The last difference is that the government has been preparing for years to avoid a repeat of the 2002 coup. The government has been quietly arming bands of supporters organized in paramilitary units that enjoy almost sovereign power in areas of the Venezuelan cities where the police and national guard would never dare to set foot. Colectivos, motorizados, tupamaros, they have different names but one common characteristic: they control their urban territory with the brute force of gang violence. Since the beginning of the anti-government demonstrations these hordes have been unleashed to quell the protests. They attack middle-class neighborhoods at night, enter their buildings setting apartments on fire and smashing the cars parked in their garages. They have established a reign of terror aimed to suppress the will of the protesters. This is happening while the national guard stands by, or helps by shooting tear gas canisters through the windows of private apartments. Despite all this, the protests continue. As a former chavista supporter, of working class extraction, declared to The Guardian in the article linked above, "I am scared, but I am also scared of violence on a daily basis" (he said referring to the multiple robberies he has suffered), and "I am sick of not imagining a better future".

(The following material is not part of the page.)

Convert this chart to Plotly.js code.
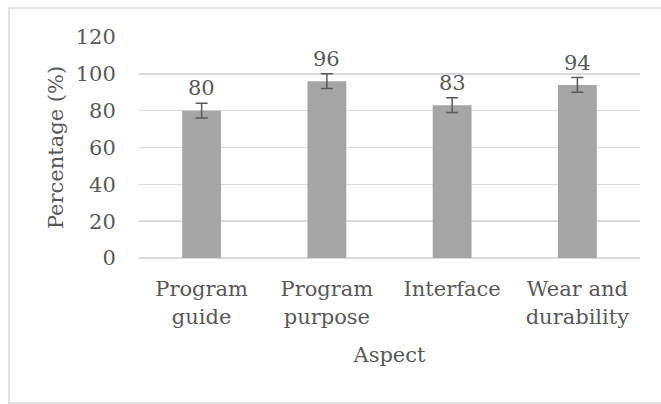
<!DOCTYPE html>
<html>
<head>
<meta charset="utf-8">
<script src="https://cdn.plot.ly/plotly-3.0.1.min.js"></script>
<style>html,body{margin:0;padding:0;background:#fff;}#chart{width:661px;height:404px;}</style>
</head>
<body>
<div id="chart"></div>
<script>
const categories = ["Program<br>guide", "Program<br>purpose", "Interface", "Wear and<br>durability"];
const values = [80, 96, 83, 94];
const errors = [4, 4, 4, 4];
const yTicks = [0, 20, 40, 60, 80, 100, 120];

const FONT = "DejaVu Serif";
const TXT = "#595959";
const SIZE = 21;

const trace = {
  type: "bar",
  x: categories,
  y: values,
  marker: {color: "#a5a5a5"},
  width: 0.31,
  error_y: {type: "data", array: errors, visible: true, color: "#595959", thickness: 1.5, width: 6},
  hoverinfo: "none"
};

const annotations = categories.map((c, i) => ({
  x: c, y: values[i] + errors[i], xref: "x", yref: "y",
  text: String(values[i]), showarrow: false, yanchor: "bottom", yshift: 1,
  font: {family: FONT, size: SIZE, color: TXT}
}));

const layout = {
  width: 661, height: 404,
  margin: {l: 139, r: 21, t: 37, b: 146},
  paper_bgcolor: "#fff", plot_bgcolor: "#fff",
  showlegend: false,
  font: {family: FONT, size: SIZE, color: TXT},
  xaxis: {
    type: "category",
    showgrid: false, zeroline: false,
    showline: false,
    ticks: "outside", ticklen: 12, tickcolor: "rgba(0,0,0,0)",
    tickfont: {family: FONT, size: SIZE, color: TXT},
    title: {text: "Aspect", font: {family: FONT, size: SIZE, color: TXT}, standoff: 19}
  },
  yaxis: {
    range: [0, 120],
    tickvals: yTicks,
    ticktext: yTicks.map(String),
    showgrid: true, gridcolor: "#d9d9d9", gridwidth: 1.5,
    zeroline: true, zerolinecolor: "#d9d9d9", zerolinewidth: 1.5,
    showline: false,
    ticks: "outside", ticklen: 18, tickcolor: "rgba(0,0,0,0)",
    tickfont: {family: FONT, size: SIZE, color: TXT},
    title: {text: "Percentage (%)", font: {family: FONT, size: SIZE, color: TXT}, standoff: 6}
  },
  annotations: annotations,
  shapes: [{
    type: "rect", xref: "paper", yref: "paper", layer: "below",
    x0: -130/501, x1: 1.2, y0: -145/221, y1: 1 + 29/221,
    line: {color: "#d9d9d9", width: 1.5}, fillcolor: "rgba(0,0,0,0)"
  }]
};

Plotly.newPlot("chart", [trace], layout, {staticPlot: true, displayModeBar: false});
</script>
</body>
</html>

As the public's attention is focused on another tragedy unfolding half a world apart in Ukraine, Venezuela is burning. I am not referring to the fires lit by the demonstrators, or the middle-class apartments set ablaze by the tupamaros. I am referring to the internal hate that is consuming the soul of a divided people. Venezuela today's demonstrators are fed up by the level of degradation in the society, the bread lines and the constant brownouts, and more importantly by an ever rising level of insecurity that makes you risk your life every time you dare to set foot in the street. Government supporters still believe in Chavez promises and are ready to defend at all costs the real gains in their standard of life that resulted from the "bolivarian revolution" social policies. Each side is blind to the reasons of their opponents, and doesn't acknowledge that the problems of a country so divided could only be solved through dialog. It is not going to end well.